The introduction of unlimited, reusable TMs made newer Pokémon games easier than older ones, letting players completely change their team at any time.
The newer Pokémon video games are often accused of being far easier than their older counterparts. The universal Exp. Share of Generation 6 and beyond takes much the blame, but this mostly just negates the chore of grinding. Recent Pokémon games’ reusable TMs, on the other hand, take the planning out of teambuilding, granting unlimited access to powerful moves without any downsides.
TMs were, from Generations 1 through 4, single-use items used to teach a Pokémon a new move. In many cases, a particular TM had to be found somewhere out in the game world, with only one of that kind made available to the player for the entire game. This meant the decision to use each TM had to be made with caution; players had to figure out which Pokémon would most benefit from learning each TM’s move, and they also had to be sure it wouldn’t need room for a different move in the future, as overwriting the TM move would mean it was gone forever.
In Gen 5’s Pokémon Black and White, TMs became infinitely reusable. Rather than constructing a well-rounded team with a potential answer to every challenge, players could now tailor-build each Pokémon’s moveset to suit any situation, if they had enough compatible TMs on hand. Particularly useful TMs like Swords Dance and Substitute could also now be taught to multiple Pokémon, creating unlimited potential for easy sweeps through AI teams.

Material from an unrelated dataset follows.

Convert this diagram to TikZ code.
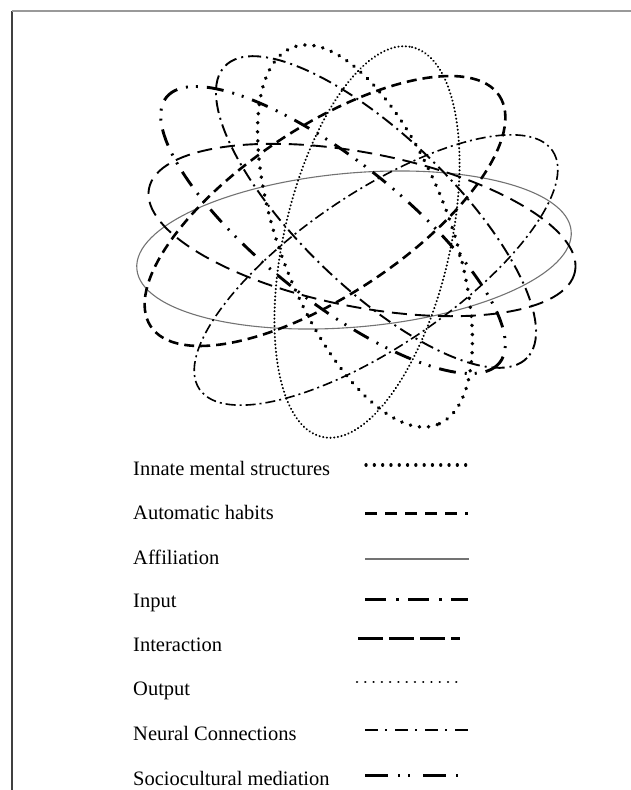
\documentclass[tikz,border=0pt]{standalone}
\usepackage{fontspec}
\setmainfont{Liberation Serif}
\begin{document}
\begin{tikzpicture}[x=1bp,y=-1bp,
  innate/.style={line width=3.8bp, dash pattern=on 0.1bp off 9bp, line cap=round},
  outputs/.style={line width=2.2bp, dash pattern=on 0.1bp off 3.6bp, line cap=round},
  affil/.style={line width=1.1bp, draw=black!55},
  autohab/.style={line width=2.6bp, dash pattern=on 10bp off 6bp},
  interact/.style={line width=1.9bp, dash pattern=on 15bp off 8bp},
  inputs/.style={line width=1.9bp, dash pattern=on 13bp off 5bp on 2bp off 5bp},
  neural/.style={line width=1.6bp, dash pattern=on 10bp off 4bp on 2bp off 4bp},
  socio/.style={line width=2.9bp, dash pattern=on 17bp off 9bp on 2bp off 8bp on 2bp off 9bp},
  innateL/.style={line width=3.2bp, dash pattern=on 0.1bp off 8.2bp, line cap=round},
  autohabL/.style={line width=3bp, dash pattern=on 12bp off 8bp},
  inputL/.style={line width=3bp, dash pattern=on 21bp off 10bp on 3bp off 9bp},
  interactL/.style={line width=3bp, dash pattern=on 25bp off 6bp},
  outputL/.style={line width=2.4bp, dash pattern=on 0.1bp off 8.17bp, line cap=round},
  neuralL/.style={line width=2.5bp, dash pattern=on 13bp off 7bp on 2bp off 8bp},
  socioL/.style={line width=3bp, dash pattern=on 23bp off 10bp on 2bp off 8bp on 2bp off 13bp},
  lab/.style={anchor=base west, inner sep=0pt, font=\fontsize{20.5bp}{24bp}\selectfont}
]
\useasboundingbox (0,0) rectangle (631,790);
% page frame
\coordinate (fa) at (12,11);
\coordinate (fb) at (12,790);
\coordinate (fc) at (631,11);
\draw[black!75, line width=1.3bp] (fa) -- (fb);
\draw[black!40, line width=1.5bp] (fa) -- (fc);

% ellipses
\draw[affil, rotate around={5:(354,250)}] (354,250) ellipse [x radius=218, y radius=77];
\draw[autohab, rotate around={33.5:(325,211)}] (325,211) ellipse [x radius=209, y radius=84];
\draw[interact, rotate around={-11:(362,230)}] (362,230) ellipse [x radius=217, y radius=77];
\draw[socio, rotate around={-38.5:(333,230)}] (333,230) ellipse [x radius=213, y radius=70];
\draw[inputs, rotate around={-44:(376,212)}] (376,212) ellipse [x radius=210, y radius=76];
\draw[neural, rotate around={34:(376,270)}] (376,270) ellipse [x radius=213, y radius=77];
\draw[outputs, rotate around={77:(367,242)}] (367,242) ellipse [x radius=200, y radius=83];
\draw[innate, rotate around={-69:(365,236)}] (365,236) ellipse [x radius=202, y radius=85];

% legend
\node[lab] (t1) at (133,475) {Innate mental structures};
\node[lab] (t2) at (133,519.5) {Automatic habits};
\node[lab] (t3) at (133,564) {Affiliation};
\node[lab] (t4) at (133,607.5) {Input};
\node[lab] (t5) at (133,651) {Interaction};
\node[lab] (t6) at (133,695.5) {Output};
\node[lab] (t7) at (133,740) {Neural Connections};
\node[lab] (t8) at (133,785) {Sociocultural mediation};

\coordinate (l1a) at (366,465); \coordinate (l1b) at (468,465);
\coordinate (l2a) at (365,513); \coordinate (l2b) at (468,513);
\coordinate (l3a) at (365,559); \coordinate (l3b) at (469,559);
\coordinate (l4a) at (365,599); \coordinate (l4b) at (468,599);
\coordinate (l5a) at (358,638); \coordinate (l5b) at (460,638);
\coordinate (l6a) at (357,682); \coordinate (l6b) at (457,682);
\coordinate (l7a) at (365,730); \coordinate (l7b) at (468,730);
\coordinate (l8a) at (365,775); \coordinate (l8b) at (466,775);
\draw[innateL] (l1a) -- (l1b);
\draw[autohabL] (l2a) -- (l2b);
\draw[affil] (l3a) -- (l3b);
\draw[inputL] (l4a) -- (l4b);
\draw[interactL] (l5a) -- (l5b);
\draw[outputL] (l6a) -- (l6b);
\draw[neuralL] (l7a) -- (l7b);
\draw[socioL] (l8a) -- (l8b);
\end{tikzpicture}
\end{document}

The cost of purchasing TMs was significantly increased to reflect their infinite uses, but rarely has money been an issue in the Pokémon franchise. In Generation 7, the removal of HMs, previously used to navigate obstacles in the games’ overworlds, meant team movesets had even more freedom to juggle TM moves.
Unlimited TMs Let Players Practically Rewrite Their Pokémon
Pokémon Sword and Shield’s Generation 8 did create somewhat of a middle ground. Its new TRs function much like the original TMs in that they are single-use, but once a Pokémon has learned one of their moves, it essentially becomes a permanent part of that Pokémon’s learnset. Should it be forgotten, it can be recalled at a Move Reminder for free, eliminating the risk original TMs carried of being wasted and lost forever. That said, Gen 8 still includes the multi-use TMs – TRs only limit the use of 99 former TM moves (plus one new move).
Apart from making the games easier, reusable TMs also encourage players to constantly adapt a handful of Pokémon instead of exploring the diversity of the series’ roster or simply working around the strengths and weaknesses of each Pokémon. Players can just rewrite their teammates’ movesets over and over to fit the battle at hand, and this takes away just a bit of the magic of a player connecting with their Pokémon.